I have what I call a graveyard.

It's a collection of paintings that never quite made it — pieces I started with a clear feeling in mind and finished with something that fell short. A blue cottage doorway with flowers spilling out of a pot. A kitchen scene: three sets of hands around a steaming pot of something rich and red, string lights glowing overhead. A cutting board covered in garden vegetables, vivid and alive. I wanted each of them to feel like home. Like the specific warmth of a room full of people who love each other. Like calm. Like belonging.
They didn't get there. Not the way I hoped.
For a long time, I looked at those paintings and saw failure. Proof that I hadn't been good enough, skilled enough, practiced enough.
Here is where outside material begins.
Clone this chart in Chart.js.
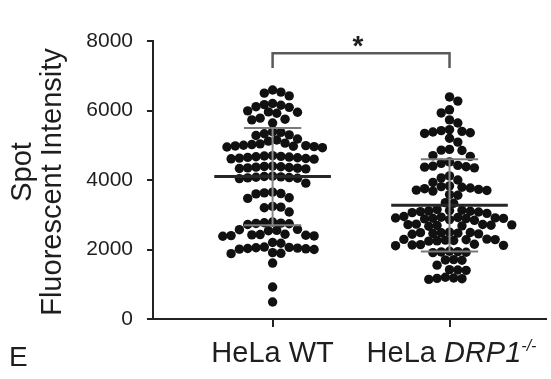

I'd set them aside and move on, quietly disappointed.
But here's what I've been sitting with lately:
Those paintings exist because I cared deeply about what I was trying to say. The frustration wasn't the problem. It was the proof. You only chase just right when the meaning matters more than the image.
My friend's snowman card made it into someone's hands this Christmas. Maybe into a drawer that won't be emptied for years. Not because it was technically flawless — but because she poured herself into it. Because the person receiving it could feel that, even if they couldn't explain why.
That's what meaning does. It travels. It outlasts the imperfection.
I think about the notes I've kept over the years — the ones I found in that drawer. None of them were perfect. Some had crossed-out words. Uneven handwriting. Simple, almost clumsy sentences. But they're still here. Because the person who wrote them meant it. They sat down, picked up a pen, and decided that someone was worth the effort.
That's the whole thing, really.
Not the brushstroke. Not the perfectly chosen words. Not the card that turned out exactly right on the first try.
Just the decision to try. To reach toward someone. To say — with paint or ink or a few quiet words — you matter to me, and I wanted you to know.
Your graveyard isn't failure. It's evidence that you care enough to keep trying.
And that note you've been meaning to send? It doesn't need to be perfect. It just needs to be sent.